他在手术室里,要是还没做完手术她就先醒了,没见着人怎么办?
……
这一刻,景子恒满心满眼都是那个早已被他放在心头上的小姑娘。
叶米醒来的时候已经是第二天下午一点多。
她睁开眼,被病房里明亮的光芒刺了下,条件反射又闭上,过了会儿又慢慢睁开,打量了一下四周。
一眼望去都是白,满鼻子消毒水味。
她这是在医院?
“醒了?”叶米的动态被时时刻刻关注着她的男人发觉,一只温热的大手探过来,在她额头上试了试温度。
“还有点低烧,饿了没有?我去给你买点吃的。”
“买什么吃的,你也去给我躺好!”门口传开一道语气不善的声音。
叶米转头望过去,就见一位大概三十出头的英俊男人穿着白大褂,一脸不满地站在病房门口。
这是个医生,还和景子恒认识。
开始恢复清醒的大脑做出判断。
注意到叶米打量的视线,方奕立即收敛表情,露出个标准的笑容,和她打招呼:“弟妹好,我叫方奕,你的主治医师,同时还是这不爱惜自己身体的家伙他哥的朋友。”
“你可以把我的身份说得再拗口一点。”
“你闭嘴!”
提了提手上的保温杯,方奕对着被自己一秒变脸吓到的叶米温和地笑笑:“我带了些吃的,弟妹饿了吧,起来吃一点。”
叶米试着动了动,低弱地说:“起不来。”
她双手被困着,全身发着烧,软绵绵地也没什么力气,坐不起来。
“等会儿。”景子恒伸长手去给她把病床摇起来,让叶米从躺着变成坐着。
坐起身,视野变换,叶米第一时间就低头去看景子恒的脚。
别以为她没注意到,这人一直藏着自己的右腿,而且医生还说他‘不爱惜自己的身体’,这不就是在说他受了伤的意思?

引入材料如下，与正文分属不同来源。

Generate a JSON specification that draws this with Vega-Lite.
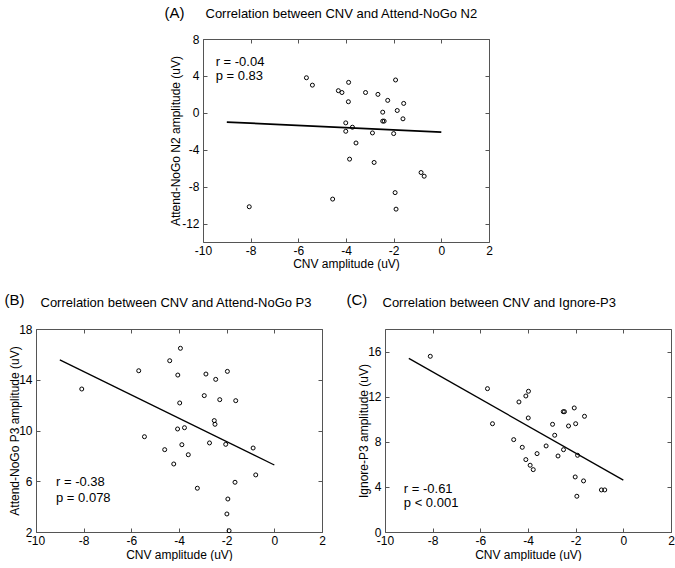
{
  "$schema": "https://vega.github.io/schema/vega-lite/v6.json",
  "padding": {"left": 3, "top": 4, "right": 0, "bottom": 0},
  "config": {
    "font": "Liberation Sans",
    "view": {"stroke": "#555"},
    "axis": {"labelFontSize": 12, "titleFontSize": 12, "titleFontWeight": "normal", "labelColor": "#000", "titleColor": "#000", "tickColor": "#555", "grid": false, "domain": false, "labelFlush": false, "labelOverlap": false}
  },
  "datasets": {
    "a_pts": [
      {"x": -5.66, "y": 3.8}, {"x": -5.41, "y": 3.0}, {"x": -3.89, "y": 3.3}, {"x": -4.32, "y": 2.4}, {"x": -4.17, "y": 2.2},
      {"x": -3.9, "y": 1.2}, {"x": -3.18, "y": 2.2}, {"x": -2.66, "y": 2.0}, {"x": -1.92, "y": 3.56}, {"x": -2.25, "y": 1.35},
      {"x": -1.58, "y": 1.02}, {"x": -2.46, "y": 0.07}, {"x": -1.85, "y": 0.25}, {"x": -1.61, "y": -0.65}, {"x": -2.46, "y": -0.9},
      {"x": -2.4, "y": -0.9}, {"x": -4.01, "y": -1.09}, {"x": -4.01, "y": -2.0}, {"x": -3.73, "y": -1.56}, {"x": -2.89, "y": -2.18},
      {"x": -2.0, "y": -2.25}, {"x": -3.58, "y": -3.27}, {"x": -3.85, "y": -5.02}, {"x": -2.82, "y": -5.38}, {"x": -0.85, "y": -6.47},
      {"x": -0.72, "y": -6.87}, {"x": -1.94, "y": -8.65}, {"x": -1.9, "y": -10.44}, {"x": -4.56, "y": -9.35}, {"x": -8.06, "y": -10.18}
    ],
    "a_line": [{"x": -9, "y": -1.0}, {"x": 0, "y": -2.1}],
    "a_txt": [{"x": -9.47, "y": 5.54, "label": "r = -0.04"}, {"x": -9.47, "y": 3.99, "label": "p = 0.83"}],
    "b_pts": [
      {"x": -8.08, "y": 13.27}, {"x": -5.69, "y": 14.71}, {"x": -5.45, "y": 9.51}, {"x": -4.39, "y": 15.5}, {"x": -3.94, "y": 16.48},
      {"x": -4.05, "y": 14.37}, {"x": -3.97, "y": 12.17}, {"x": -4.06, "y": 10.12}, {"x": -3.77, "y": 10.22}, {"x": -3.88, "y": 8.88},
      {"x": -4.6, "y": 8.49}, {"x": -3.61, "y": 8.09}, {"x": -4.22, "y": 7.36}, {"x": -3.23, "y": 5.45}, {"x": -2.87, "y": 14.45},
      {"x": -2.46, "y": 14.03}, {"x": -2.94, "y": 12.75}, {"x": -2.29, "y": 12.43}, {"x": -2.52, "y": 10.78}, {"x": -2.49, "y": 10.49},
      {"x": -2.72, "y": 9.02}, {"x": -1.97, "y": 14.66}, {"x": -1.62, "y": 12.35}, {"x": -2.04, "y": 8.91}, {"x": -0.89, "y": 8.62},
      {"x": -0.78, "y": 6.5}, {"x": -1.65, "y": 5.92}, {"x": -1.95, "y": 4.6}, {"x": -1.99, "y": 3.42}, {"x": -1.9, "y": 2.1}
    ],
    "b_line": [{"x": -9, "y": 15.56}, {"x": 0, "y": 7.28}],
    "b_txt": [{"x": -9.16, "y": 5.92, "label": "r = -0.38"}, {"x": -9.16, "y": 4.68, "label": "p = 0.078"}],
    "c_pts": [
      {"x": -8.1, "y": 15.58}, {"x": -5.7, "y": 12.71}, {"x": -5.49, "y": 9.6}, {"x": -4.38, "y": 11.53}, {"x": -4.09, "y": 12.06},
      {"x": -3.98, "y": 12.48}, {"x": -3.99, "y": 10.11}, {"x": -4.6, "y": 8.19}, {"x": -4.24, "y": 7.51}, {"x": -4.09, "y": 6.42},
      {"x": -3.91, "y": 5.92}, {"x": -3.78, "y": 5.53}, {"x": -3.62, "y": 6.95}, {"x": -3.24, "y": 7.63}, {"x": -2.97, "y": 9.55},
      {"x": -2.88, "y": 8.58}, {"x": -2.74, "y": 6.74}, {"x": -2.52, "y": 10.67}, {"x": -2.47, "y": 10.67}, {"x": -2.51, "y": 7.3},
      {"x": -2.3, "y": 9.4}, {"x": -2.06, "y": 11.0}, {"x": -2.0, "y": 9.6}, {"x": -1.63, "y": 10.26}, {"x": -1.92, "y": 6.8},
      {"x": -2.02, "y": 4.88}, {"x": -1.67, "y": 4.53}, {"x": -1.95, "y": 3.17}, {"x": -0.92, "y": 3.73}, {"x": -0.78, "y": 3.73}
    ],
    "c_line": [{"x": -9, "y": 15.4}, {"x": 0, "y": 4.6}],
    "c_txt": [{"x": -9.21, "y": 3.82, "label": "r = -0.61"}, {"x": -9.21, "y": 2.55, "label": "p < 0.001"}]
  },
  "vconcat": [
    {
      "hconcat": [
        {"width": 127, "height": 1, "data": {"values": []}, "mark": "point", "encoding": {}, "view": {"stroke": null}},
        {
          "width": 286, "height": 203,
          "resolve": {"axis": {"x": "independent", "y": "independent"}},
          "layer": [
            {
              "data": {"name": "a_pts"},
              "mark": {"type": "point", "shape": "circle", "filled": false, "size": 16, "strokeWidth": 1, "color": "#000", "opacity": 1},
              "encoding": {
                "x": {"field": "x", "type": "quantitative", "scale": {"domain": [-10, 2], "nice": false, "zero": false},
                      "axis": {"orient": "bottom", "values": [-10, -8, -6, -4, -2, 0, 2], "tickSize": -4, "labelPadding": 7, "labelExpr": "'' + datum.value", "title": "CNV amplitude (uV)", "titleY": 21, "titleBaseline": "middle"}},
                "y": {"field": "y", "type": "quantitative", "scale": {"domain": [-14, 8], "nice": false, "zero": false},
                      "axis": {"orient": "left", "values": [-12, -8, -4, 0, 4, 8], "tickSize": -4, "labelPadding": 8, "labelExpr": "'' + datum.value", "title": "Attend-NoGo N2 amplitude (uV)", "titleX": -28, "titleBaseline": "middle"}}
              }
            },
            {
              "data": {"name": "a_txt"},
              "mark": {"type": "text", "align": "left", "baseline": "middle", "fontSize": 13, "color": "#000"},
              "encoding": {
                "x": {"field": "x", "type": "quantitative", "scale": {"domain": [-10, 2], "nice": false, "zero": false}, "axis": null},
                "y": {"field": "y", "type": "quantitative", "scale": {"domain": [-14, 8], "nice": false, "zero": false}, "axis": null},
                "text": {"field": "label"}
              }
            },
            {
              "data": {"name": "a_line"},
              "mark": {"type": "line", "color": "#000", "strokeWidth": 1.8},
              "encoding": {
                "x": {"field": "x", "type": "quantitative", "scale": {"domain": [-10, 2], "nice": false, "zero": false},
                      "axis": {"orient": "top", "values": [-10, -8, -6, -4, -2, 0, 2], "tickSize": -4, "labels": false, "title": "Correlation between CNV and Attend-NoGo N2", "titleX": 2, "titleY": -26, "titleAlign": "left", "titleBaseline": "middle", "titleAngle": 0, "titleFontSize": 13}},
                "y": {"field": "y", "type": "quantitative", "scale": {"domain": [-14, 8], "nice": false, "zero": false},
                      "axis": {"orient": "right", "values": [-12, -8, -4, 0, 4, 8], "tickSize": -4, "labels": false, "title": "(A)", "titleAngle": 0, "titleX": -325, "titleY": -27, "titleAlign": "left", "titleBaseline": "middle", "titleFontSize": 15}}
              }
            }
          ]
        }
      ],
      "spacing": 0
    },
    {
      "hconcat": [
        {
          "width": 286, "height": 203,
          "resolve": {"axis": {"x": "independent", "y": "independent"}},
          "layer": [
            {
              "data": {"name": "b_pts"},
              "mark": {"type": "point", "shape": "circle", "filled": false, "size": 16, "strokeWidth": 1, "color": "#000", "opacity": 1},
              "encoding": {
                "x": {"field": "x", "type": "quantitative", "scale": {"domain": [-10, 2], "nice": false, "zero": false},
                      "axis": {"orient": "bottom", "values": [-10, -8, -6, -4, -2, 0, 2], "tickSize": -4, "labelPadding": 7, "labelExpr": "'' + datum.value", "title": "CNV amplitude (uV)", "titleY": 22, "titleBaseline": "middle"}},
                "y": {"field": "y", "type": "quantitative", "scale": {"domain": [2, 18], "nice": false, "zero": false},
                      "axis": {"orient": "left", "values": [2, 6, 10, 14, 18], "tickSize": -4, "labelPadding": 8, "labelExpr": "'' + datum.value", "title": "Attend-NoGo P3 amplitude (uV)", "titleX": -22, "titleBaseline": "middle"}}
              }
            },
            {
              "data": {"name": "b_txt"},
              "mark": {"type": "text", "align": "left", "baseline": "middle", "fontSize": 13, "color": "#000"},
              "encoding": {
                "x": {"field": "x", "type": "quantitative", "scale": {"domain": [-10, 2], "nice": false, "zero": false}, "axis": null},
                "y": {"field": "y", "type": "quantitative", "scale": {"domain": [2, 18], "nice": false, "zero": false}, "axis": null},
                "text": {"field": "label"}
              }
            },
            {
              "data": {"name": "b_line"},
              "mark": {"type": "line", "color": "#000", "strokeWidth": 1.3},
              "encoding": {
                "x": {"field": "x", "type": "quantitative", "scale": {"domain": [-10, 2], "nice": false, "zero": false},
                      "axis": {"orient": "top", "values": [-10, -8, -6, -4, -2, 0, 2], "tickSize": -4, "labels": false, "title": "Correlation between CNV and Attend-NoGo P3", "titleX": 4, "titleY": -27, "titleAlign": "left", "titleBaseline": "middle", "titleAngle": 0, "titleFontSize": 13}},
                "y": {"field": "y", "type": "quantitative", "scale": {"domain": [2, 18], "nice": false, "zero": false},
                      "axis": {"orient": "right", "values": [2, 6, 10, 14, 18], "tickSize": -4, "labels": false, "title": "(B)", "titleAngle": 0, "titleX": -318, "titleY": -30, "titleAlign": "left", "titleBaseline": "middle", "titleFontSize": 15}}
              }
            }
          ]
        },
        {
          "width": 286, "height": 203,
          "resolve": {"axis": {"x": "independent", "y": "independent"}},
          "layer": [
            {
              "data": {"name": "c_pts"},
              "mark": {"type": "point", "shape": "circle", "filled": false, "size": 16, "strokeWidth": 1, "color": "#000", "opacity": 1},
              "encoding": {
                "x": {"field": "x", "type": "quantitative", "scale": {"domain": [-10, 2], "nice": false, "zero": false},
                      "axis": {"orient": "bottom", "values": [-10, -8, -6, -4, -2, 0, 2], "tickSize": -4, "labelPadding": 7, "labelExpr": "'' + datum.value", "title": "CNV amplitude (uV)", "titleY": 22, "titleBaseline": "middle"}},
                "y": {"field": "y", "type": "quantitative", "scale": {"domain": [0, 18], "nice": false, "zero": false},
                      "axis": {"orient": "left", "values": [0, 4, 8, 12, 16], "tickSize": -4, "labelPadding": 8, "labelExpr": "'' + datum.value", "title": "Ignore-P3 amplitude (uV)", "titleX": -22, "titleBaseline": "middle"}}
              }
            },
            {
              "data": {"name": "c_txt"},
              "mark": {"type": "text", "align": "left", "baseline": "middle", "fontSize": 13, "color": "#000"},
              "encoding": {
                "x": {"field": "x", "type": "quantitative", "scale": {"domain": [-10, 2], "nice": false, "zero": false}, "axis": null},
                "y": {"field": "y", "type": "quantitative", "scale": {"domain": [0, 18], "nice": false, "zero": false}, "axis": null},
                "text": {"field": "label"}
              }
            },
            {
              "data": {"name": "c_line"},
              "mark": {"type": "line", "color": "#000", "strokeWidth": 1.3},
              "encoding": {
                "x": {"field": "x", "type": "quantitative", "scale": {"domain": [-10, 2], "nice": false, "zero": false},
                      "axis": {"orient": "top", "values": [-10, -8, -6, -4, -2, 0, 2], "tickSize": -4, "labels": false, "title": "Correlation between CNV and Ignore-P3", "titleX": -3, "titleY": -27, "titleAlign": "left", "titleBaseline": "middle", "titleAngle": 0, "titleFontSize": 13}},
                "y": {"field": "y", "type": "quantitative", "scale": {"domain": [0, 18], "nice": false, "zero": false},
                      "axis": {"orient": "right", "values": [0, 4, 8, 12, 16], "tickSize": -4, "labels": false, "title": "(C)", "titleAngle": 0, "titleX": -325, "titleY": -30, "titleAlign": "left", "titleBaseline": "middle", "titleFontSize": 15}}
              }
            }
          ]
        }
      ],
      "spacing": 19
    }
  ],
  "spacing": 21
}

景子恒穿着医院的病号服,右腿上的裤腿被卷到膝盖处,小腿绑着层层绷带,果然是受了伤。
“怎么回事?”叶米虎着一张小脸质问:“说实话,不许骗我?”
她以为自己很凶,其实穿着宽大病号服的她显得更加娇小,现在受伤未愈,脸色很苍白,像是随时能再次晕倒一样。
娇娇弱弱的一个小人儿凶起来,没有一点威慑力。
“挖土堆的时候被断木划伤了,缝了两针,没什么大事。”景子恒实话实说,但是中间隐去了不少详细内容。
旁边的方奕欲言又止。
这哪是缝了两针的事?分明是缝了足足二十针!
算了,人家也是不想让自己媳妇儿担心,他就不去拆穿这个善意的谎言。
可是叶米还是哭了。
眼泪啪嗒啪嗒往下掉,止都止不住。
“怎么哭了?饿了?还是伤口疼了?或者给吓到了?别怕,已经过去了……”景子恒不停地给叶米擦眼泪,可是却越擦越多。
叶米泪眼朦胧地看着景子恒,突然哇地一声放声大哭,小身子一抽一噎:“我……呜呜……我就是……心……心疼你,忍不住……想哭……”
因为醒来后的她后知后觉地意识到一件事。
上一世的景子恒孤零零地死在了那个坑洞里,没有人能救他,他也出不来,永永远远地被掩埋在黑暗的地底。
那么好的一个人,居然就这样死掉了。
而且她竟然不知道,还没心没肺地继续生活,从来没有去给他送过一朵花,哪怕是为他吊念一次都没有。
只要一想到这,心就忍不住地疼痛,比想到自己上辈子病死的时候还要疼。
哄了好久没将人哄好,景子恒无奈,只能祭出绝招。
温热的青菜瘦肉粥被送进嘴里,叶米一天没吃饭,早饿得肚子咕咕叫,下意识地吞咽,哭声一断,再想继续都被一口口送来的粥打断。
等她吃饱,已经不想哭了。
“吃不下了。”撇开脑袋,不让景子恒再喂。
怕人不够吃,方奕特意多带了些过来,此时保温盒杯里还剩下大半份粥,景子恒很自然地将叶米吃剩下的粥全给扒拉光。
看得方奕目瞪口呆。
景子恒爱干净是他们家属院众所周知的。
这人就算和家人吃饭夹菜都得用公筷,谁没用公筷他是一口都不肯沾,现在居然吃起了别人的剩饭!
虽然这个别人是他媳妇,但这也变化太大了吧?
“还有事?杵在这里是想当门神?”景子恒撇了方奕一眼。